Orientation Feedback for Rheumatoid Arthritis
In evaluating case performance, the domains of diagnosis (including physical examination and appropriate diagnostic tests), therapy, monitoring, timing, sequencing, and location are considered.
In this case, a 32-year-old woman comes to the office because of knee pain and swelling. From the chief complaint, the differential diagnosis is broad. It includes osteoarthritis, infectious arthritis, rheumatoid arthritis, systemic lupus erythematosus (SLE), gout, and psoriatic arthritis. The comprehensive history, however, narrows the differential. The patient has experienced increasing fatigue and generalized weakness during the past 4 months. She developed generalized aches and morning joint stiffness during the past 8 weeks and, more recently, pain and intermittent swelling of both wrists, and of the proximal metacarpophalangeal joints, as well as bilateral knee swelling. These signs and symptoms are highly suggestive of a chronic systemic inflammatory process.
Physical examination shows bilateral swollen, warm, and tender wrist, proximal metacarpophalangeal, and knee joints, and bilateral knee effusions. Other physical findings are unremarkable. In the absence of other findings, the patient’s illness, at this point, seems most consistent with rheumatoid arthritis. While the presence of certain clinical features is helpful in excluding other connective tissue diseases and osteoarthritis, further diagnostic evaluation is appropriate to confirm the presumptive diagnosis and establish the severity of the disease.
The computer-based case simulation database contains thousands of possible tests and treatments. Therefore, it is not feasible to list every action that might affect an examinee's score. The following descriptions are meant to serve as examples of actions that would add to, subtract from, or have no effect on an examinee's score for this case.
An optimal, efficient approach to diagnosis would include performing an appropriate physical examination (including extremities/spine, chest/lung, cardiovascular, abdominal, skin, HEENT/neck, and lymph node examinations). A rheumatoid factor test or a cyclic citrullinated peptide antibody (Anti-CCP) test would support the diagnosis of rheumatoid arthritis. The diagnostic workup would also include a complete blood count, arthrocentesis with relevant synovial fluid studies (cell count, crystals, and bacterial culture), an antinuclear antibody assay, and an erythrocyte sedimentation rate or C-reactive protein test. These tests serve to assess the severity of the disease and consider the likelihood of SLE, gout, an infectious process, or reactive arthritis. In addition, joint x-rays would provide a baseline assessment.

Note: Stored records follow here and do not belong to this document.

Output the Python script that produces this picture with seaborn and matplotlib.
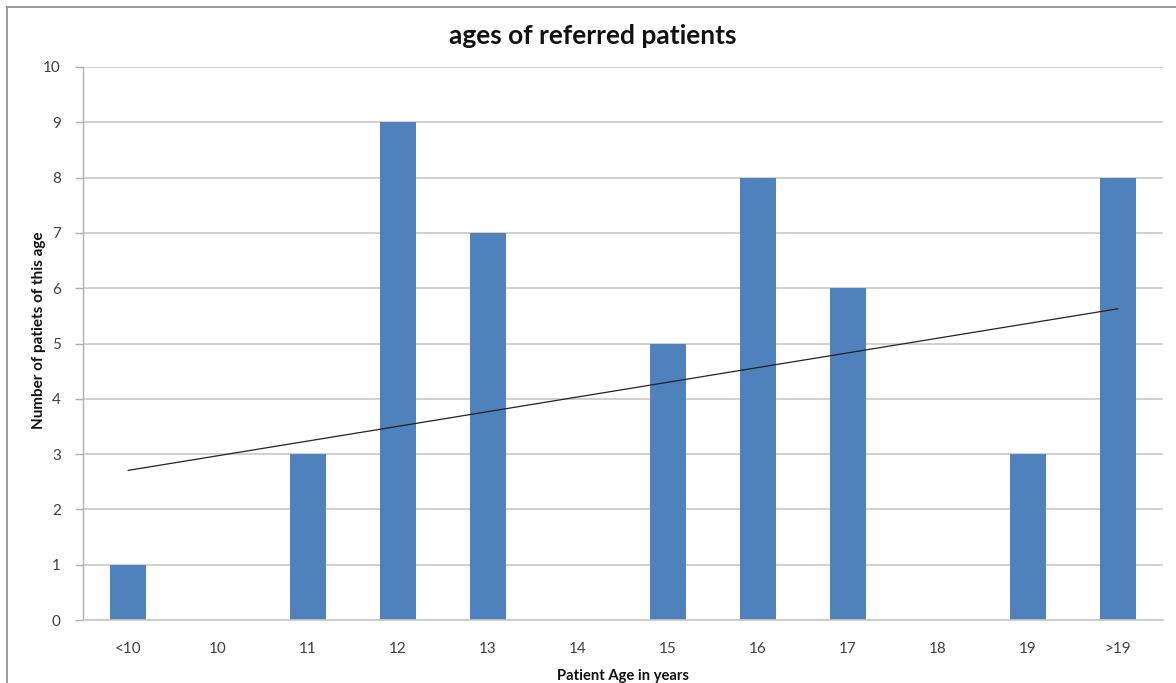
import numpy as np
import pandas as pd
import matplotlib
matplotlib.use("Agg")
import matplotlib.pyplot as plt
from matplotlib.lines import Line2D
import seaborn as sns

# Referral counts per age group
age_groups = ["<10", "10", "11", "12", "13", "14", "15", "16", "17", "18", "19", ">19"]
patient_counts = [1, 0, 3, 9, 7, 0, 5, 8, 6, 0, 3, 8]

df = pd.DataFrame({"age": age_groups, "count": patient_counts})

sns.set_theme(style="white")
plt.rcParams["font.family"] = ["Lato", "DejaVu Sans"]

fig = plt.figure(figsize=(11.76, 6.83), dpi=100)
ax = fig.add_axes([83 / 1176, 1 - 620 / 683, (1163 - 83) / 1176, (620 - 67) / 683])

sns.barplot(data=df, x="age", y="count", color="#4f81bd", saturation=1,
            width=0.4, linewidth=0, ax=ax, zorder=2)

# Linear trend line across the category positions
xs = np.arange(len(patient_counts))
slope, intercept = np.polyfit(xs, patient_counts, 1)
ax.plot(xs, slope * xs + intercept, color="#222222", lw=0.9, zorder=3)

ax.set_ylim(0, 10)
ax.set_xlim(-0.5, len(age_groups) - 0.5)
ax.set_yticks(range(0, 11))
ax.yaxis.grid(True, color="#c8c8c8", lw=1.2, zorder=0)
ax.set_axisbelow(True)

for side in ["top", "right"]:
    ax.spines[side].set_visible(False)
ax.spines["left"].set_color("#b0b0b0")
ax.spines["bottom"].set_color("#c8c8c8")
ax.spines["left"].set_linewidth(1.0)
ax.spines["bottom"].set_linewidth(1.2)

ax.tick_params(axis="y", which="both", left=True, length=6, width=1,
               color="#b0b0b0", labelsize=11, labelcolor="#404040", pad=10)
ax.tick_params(axis="x", bottom=False, labelsize=11, labelcolor="#404040", pad=10)

ax.set_xlabel("Patient Age in years", fontsize=10.6, fontweight="bold",
              color="#111111", labelpad=9)
ax.set_ylabel("Number of patiets of this age", fontsize=11, fontweight="bold",
              color="#111111")
ax.yaxis.set_label_coords(-0.034, 0.524)
fig.text(593 / 1176, 1 - 36 / 683, "ages of referred patients", fontsize=19,
         fontweight="bold", ha="center", va="center", color="#111111")

# Chart frame along the top and left edges
fig.add_artist(Line2D([7 / 1176, 7 / 1176], [0, 1 - 7 / 683],
                      transform=fig.transFigure, color="#8a8a8a", lw=1.2))
fig.add_artist(Line2D([7 / 1176, 1], [1 - 7 / 683, 1 - 7 / 683],
                      transform=fig.transFigure, color="#8a8a8a", lw=1.2))

fig.savefig("out.png", dpi=100)
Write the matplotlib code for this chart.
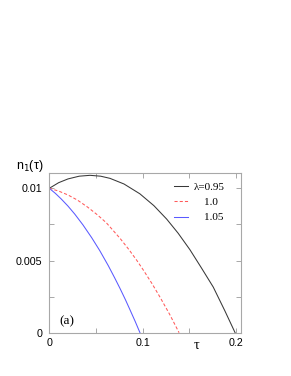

In adult patients, an optimal approach to treatment would focus on relieving pain, decreasing inflammation, preventing or slowing joint damage, and improving function. It is important to manage the acute phase of the disease and to address the long-term care of the patient in this case. Optimal treatment would include a combination of a nonsteroidal anti-inflammatory drug (NSAID) or corticosteroid with a disease-modifying antirheumatic drug (DMARD) for comprehensive therapeutic treatment. Administration of a DMARD, eg, methotrexate or etanercept, prevents or slows joint damage, and improves joint function. An NSAID or corticosteroid relieves pain and decreases inflammation essential to provide interim symptom relief while the selected DMARD takes effect. To prevent deformity and loss of joint function, the patient would be advised to exercise appropriately. Or, a referral would be made for physical or occupational therapy.
In this case simulation, when NSAID or corticosteroid treatment is initiated, the patient regularly reports both joint and systemic improvements. Therefore, ordering a rheumatology consult or additional monitoring is appropriate but optional during the time frame of this simulation.
Examples of additional tests and treatments that could be ordered but would be neither useful nor harmful to the patient include:
- Chlamydia trachomatis tests
- Neisseria gonorrhoeae tests
- Antibody, anti-single-stranded DNA
- Thyroid studies
- Uric acid, serum
Examples of suboptimal management of this case would include delay in diagnosis or treatment, or treatment with NSAIDS or corticosteroids alone. Treatment with salicylates would also be considered suboptimal management in this case. Although they would temporarily relieve pain when administered in high doses, there are other agents with fewer adverse effects that would be better treatment options. Examples of poor management would include failure to order any physical examination or failure to treat rheumatoid arthritis. With the availability of effective treatment for rheumatoid arthritis and concerns about opioid addiction, narcotic analgesics should have a limited role in treatment.
Examples of invasive tests that would subject the patient to unnecessary discomfort or risk and add no useful information include:
- Synovial biopsy
While many case scenarios run for a relatively short period of simulated time, a matter of hours or days, this scenario runs for a longer period of time, weeks. This illustrates the importance of allowing sufficient time for the patient to respond to treatment and emphasizes monitoring and long-term management.